しーくれっとハムのひとりごと

ROM専が時折もらす独り言です。

にんげんのたて

吉原理恵子著「間の楔」は発表から30年以上を経ても、尚も読者を魅了する名作。

※年号にすると 昭和→平成→令和に至り、改めて感じる凄み。

結局、今回も前回、前々回の記事の続きとなりました。やっぱりキッチリ区切りを付けないと落ち着かないみたいです。

間の楔」初読みのイメージは

①機械は冷酷無慈悲

★某映画の冒頭シーンより

secretham.hatenablog.com

間の楔」初読みのイメージは

②ヒーロー不在

★某映画の冒頭シーンより

secretham.hatenablog.com

更に付け加えると人間の盾です。

私は機械は冷酷無慈悲と述べましたが、実は人間も機械に対しては冷酷です。またもや某映画の冒頭シーンですが、人類軍が破壊され上半身だけで蠢くアンドロイド兵に容赦なく銃を乱射し、とどめを刺す描写があります。所詮は機械、あくまで動く金属の塊といった認識なのでしょうか?

ただ「間の楔」と某映画の決定的な違いは機械と人類(他惑星含む)が全面対決をしていない点です。作中では"連邦"と呼ばれる他惑星群と外交を通じて少なくとも表面上の友好関係は保っているようです。惑星アモイに住まう人類も隷属とはいえ、とりあえず生かされてはいます。また歓楽都市ミダスは様々な娯楽に溢れ他惑星の人類を惹きつけています。

ここで「間の楔」における謎を一つ挙げます。何故、機械(ユピテル)の配下の人工体達は脳だけが生身なのか?

ここで「間の楔」のウィキペディアから抜粋した一文を例にとってみます。

”(中略)「冷酷な機械のイアソンがリキによって感情ある人間へと変わって行く」ストーリーとなる。”

脳が生身であることが、作中でイアソンが云うところの”人間の端くれ”である余地を残し、恋愛物語が成り立つ根拠の一つとなっています。

しかし、初読み当時の私はこの謎を某映画と絡めてSFベースで解釈していました。

もし「間の楔」の舞台、ガラン星系第十二惑星アモイに住まうのが全て機械であったら?ユピテルを始め、配下達も完全なアンドロイドであったら?
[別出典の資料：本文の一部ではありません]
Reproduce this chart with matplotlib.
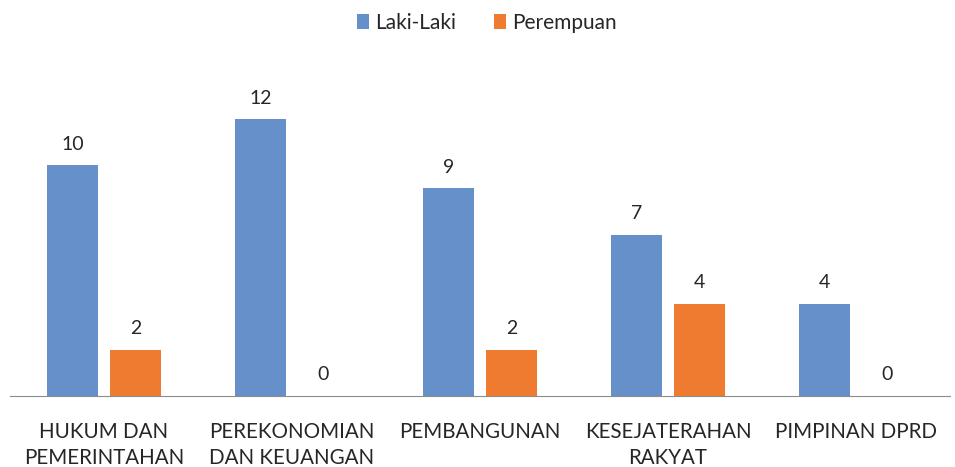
import numpy as np
import matplotlib.pyplot as plt

categories = ["HUKUM DAN\nPEMERINTAHAN", "PEREKONOMIAN\nDAN KEUANGAN", "PEMBANGUNAN",
              "KESEJATERAHAN\nRAKYAT", "PIMPINAN DPRD"]
laki = [10, 12, 9, 7, 4]
perempuan = [2, 0, 2, 4, 0]

plt.rcParams["font.family"] = ["Lato", "DejaVu Sans"]
BLUE, ORANGE = "#6590CA", "#EE7B30"

fig = plt.figure(figsize=(9.55, 4.67), dpi=100)
ax = fig.add_axes([10 / 955, 71 / 467, 940 / 955, 323 / 467])

x = np.arange(len(categories))
w = 0.27
off = 0.167
b1 = ax.bar(x - off, laki, w, color=BLUE, label="Laki-Laki")
b2 = ax.bar(x + off, perempuan, w, color=ORANGE, label="Perempuan")
for bars, vals in ((b1, laki), (b2, perempuan)):
    for r, v in zip(bars, vals):
        ax.annotate(str(v), (r.get_x() + r.get_width() / 2, v), xytext=(0, 9),
                    textcoords="offset points", ha="center", va="bottom",
                    fontsize=14, color="#262626")

ax.set_xlim(-0.5, len(categories) - 0.5)
ax.set_ylim(0, 14)
ax.set_xticks(x)
ax.set_xticklabels(categories, fontsize=14.8, color="#262626", linespacing=1.38)
ax.tick_params(axis="x", length=0, pad=19)
ax.set_yticks([])
for s in ("top", "right", "left"):
    ax.spines[s].set_visible(False)
ax.spines["bottom"].set_color("#8c8c8c")

fig.legend(handles=[b1, b2], loc="center", bbox_to_anchor=(487 / 955, 1 - 23 / 467), ncol=2,
           frameon=False, fontsize=15, handlelength=0.6, handleheight=0.7,
           columnspacing=1.8, handletextpad=0.3, labelcolor="#262626")

fig.savefig("out.png", dpi=100)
私は間違いなく作中の連邦政府は容赦なく惑星アモイを攻撃しユピテル及び配下達を殲滅したと考えています。人類に脅威を与える存在を見逃すとは思えないのです。しかも相手が単なる機械(金属の塊)であれば何の迷いも、まして交渉の余地さえ無いかもしれません。その為に「間の楔」の機械(ユピテル)は配下達に人間の要素(生身の脳)を与え、更に惑星に住まう人類を駆逐ではなく”隷属”させ、生かしているのではないか?正に人間の盾の発想、機械(ユピテル)の狡猾な方便ではないかと思えたのです。

※全て私が中学生時の初読み時の個人的見解です。

<あとがき>

これで「間の楔」を某映画と絡めて考える無理矢理考察は一旦は終了です。

ただ一連の記事を書きながらフト思ったことがあります。私の印象や考え方自体は間違いなく初読み時のものです。しかし当時の私はそれらを適切に表現する語彙力がありませんでした(今でも自信ナシ)。例えば”人間の盾”、私がこの言葉を知ったのは初読みから何年も経ってからです。具体的には911をキッカケに起きた戦争時に人間の盾となる為に、かの国へ向かった人達がいた、とのニュースを聞いた時です。

初読み当時の感覚を思い出しながら作った文章ですが、当時の幼稚でフワッとした・・・恐らく"~全部ロボットだったらブッ壊されちゃうよね~"くらいの認識をどこまで再現できているのか?実はかなり現在の思考が入っているのではないか?と我に返ることがありました。